-- START OF Provided material --
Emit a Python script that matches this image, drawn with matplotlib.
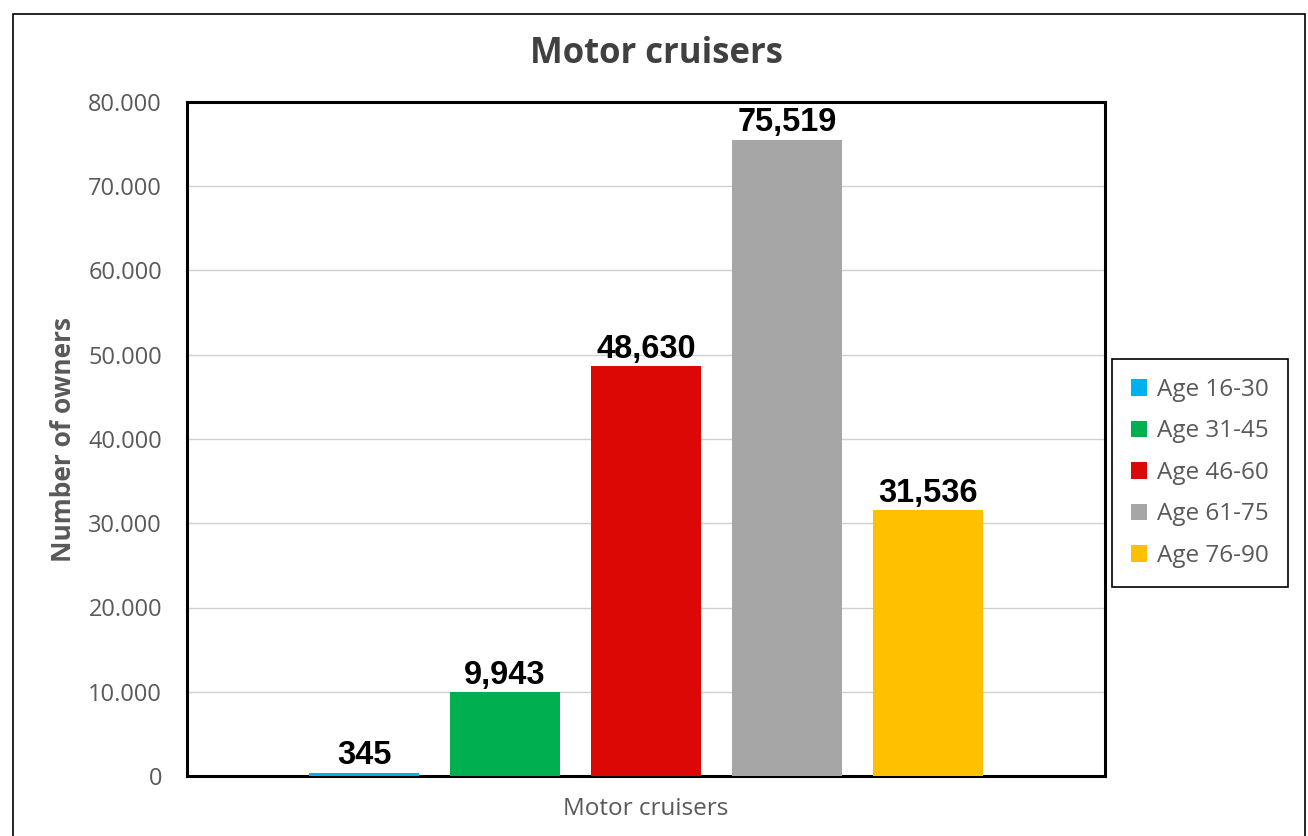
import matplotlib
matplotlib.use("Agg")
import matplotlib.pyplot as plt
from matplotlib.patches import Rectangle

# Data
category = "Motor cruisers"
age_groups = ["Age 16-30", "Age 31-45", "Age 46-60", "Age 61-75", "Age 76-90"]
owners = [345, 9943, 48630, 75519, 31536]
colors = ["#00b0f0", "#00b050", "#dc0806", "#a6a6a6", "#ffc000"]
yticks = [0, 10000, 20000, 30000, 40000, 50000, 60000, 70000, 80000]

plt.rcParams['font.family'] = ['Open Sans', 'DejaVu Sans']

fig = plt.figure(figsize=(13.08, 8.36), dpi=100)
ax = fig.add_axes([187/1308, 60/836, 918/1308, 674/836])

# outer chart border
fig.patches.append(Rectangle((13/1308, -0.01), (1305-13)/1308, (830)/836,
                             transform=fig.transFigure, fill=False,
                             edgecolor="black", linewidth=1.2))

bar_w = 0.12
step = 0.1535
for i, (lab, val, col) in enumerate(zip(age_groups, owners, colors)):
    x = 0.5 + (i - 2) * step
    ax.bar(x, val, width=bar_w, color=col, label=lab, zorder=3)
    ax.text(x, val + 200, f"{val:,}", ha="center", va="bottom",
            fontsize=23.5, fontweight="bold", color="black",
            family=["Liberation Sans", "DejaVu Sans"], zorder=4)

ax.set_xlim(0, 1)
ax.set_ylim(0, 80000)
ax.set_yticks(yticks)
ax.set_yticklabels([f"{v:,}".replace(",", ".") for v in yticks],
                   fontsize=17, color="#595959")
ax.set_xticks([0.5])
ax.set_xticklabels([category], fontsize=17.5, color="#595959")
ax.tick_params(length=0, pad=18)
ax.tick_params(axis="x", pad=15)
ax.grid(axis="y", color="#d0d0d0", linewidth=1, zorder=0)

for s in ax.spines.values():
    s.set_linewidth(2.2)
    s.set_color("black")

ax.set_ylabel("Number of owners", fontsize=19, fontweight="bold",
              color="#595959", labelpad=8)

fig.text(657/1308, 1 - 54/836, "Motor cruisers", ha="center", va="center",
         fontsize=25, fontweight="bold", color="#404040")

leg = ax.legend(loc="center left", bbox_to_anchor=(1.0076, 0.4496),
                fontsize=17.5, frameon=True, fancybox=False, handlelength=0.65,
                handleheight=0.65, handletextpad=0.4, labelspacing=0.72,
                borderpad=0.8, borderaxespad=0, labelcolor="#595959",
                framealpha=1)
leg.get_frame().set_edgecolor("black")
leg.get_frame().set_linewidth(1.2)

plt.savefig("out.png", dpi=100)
-- END OF Provided material --
Leave out the pictures and retype every line above exactly.

Emit a Python script that matches this image, drawn with matplotlib.
import matplotlib
matplotlib.use("Agg")
import matplotlib.pyplot as plt
from matplotlib.patches import Rectangle

# Data
category = "Motor cruisers"
age_groups = ["Age 16-30", "Age 31-45", "Age 46-60", "Age 61-75", "Age 76-90"]
owners = [345, 9943, 48630, 75519, 31536]
colors = ["#00b0f0", "#00b050", "#dc0806", "#a6a6a6", "#ffc000"]
yticks = [0, 10000, 20000, 30000, 40000, 50000, 60000, 70000, 80000]

plt.rcParams['font.family'] = ['Open Sans', 'DejaVu Sans']

fig = plt.figure(figsize=(13.08, 8.36), dpi=100)
ax = fig.add_axes([187/1308, 60/836, 918/1308, 674/836])

# outer chart border
fig.patches.append(Rectangle((13/1308, -0.01), (1305-13)/1308, (830)/836,
                             transform=fig.transFigure, fill=False,
                             edgecolor="black", linewidth=1.2))

bar_w = 0.12
step = 0.1535
for i, (lab, val, col) in enumerate(zip(age_groups, owners, colors)):
    x = 0.5 + (i - 2) * step
    ax.bar(x, val, width=bar_w, color=col, label=lab, zorder=3)
    ax.text(x, val + 200, f"{val:,}", ha="center", va="bottom",
            fontsize=23.5, fontweight="bold", color="black",
            family=["Liberation Sans", "DejaVu Sans"], zorder=4)

ax.set_xlim(0, 1)
ax.set_ylim(0, 80000)
ax.set_yticks(yticks)
ax.set_yticklabels([f"{v:,}".replace(",", ".") for v in yticks],
                   fontsize=17, color="#595959")
ax.set_xticks([0.5])
ax.set_xticklabels([category], fontsize=17.5, color="#595959")
ax.tick_params(length=0, pad=18)
ax.tick_params(axis="x", pad=15)
ax.grid(axis="y", color="#d0d0d0", linewidth=1, zorder=0)

for s in ax.spines.values():
    s.set_linewidth(2.2)
    s.set_color("black")

ax.set_ylabel("Number of owners", fontsize=19, fontweight="bold",
              color="#595959", labelpad=8)

fig.text(657/1308, 1 - 54/836, "Motor cruisers", ha="center", va="center",
         fontsize=25, fontweight="bold", color="#404040")

leg = ax.legend(loc="center left", bbox_to_anchor=(1.0076, 0.4496),
                fontsize=17.5, frameon=True, fancybox=False, handlelength=0.65,
                handleheight=0.65, handletextpad=0.4, labelspacing=0.72,
                borderpad=0.8, borderaxespad=0, labelcolor="#595959",
                framealpha=1)
leg.get_frame().set_edgecolor("black")
leg.get_frame().set_linewidth(1.2)

plt.savefig("out.png", dpi=100)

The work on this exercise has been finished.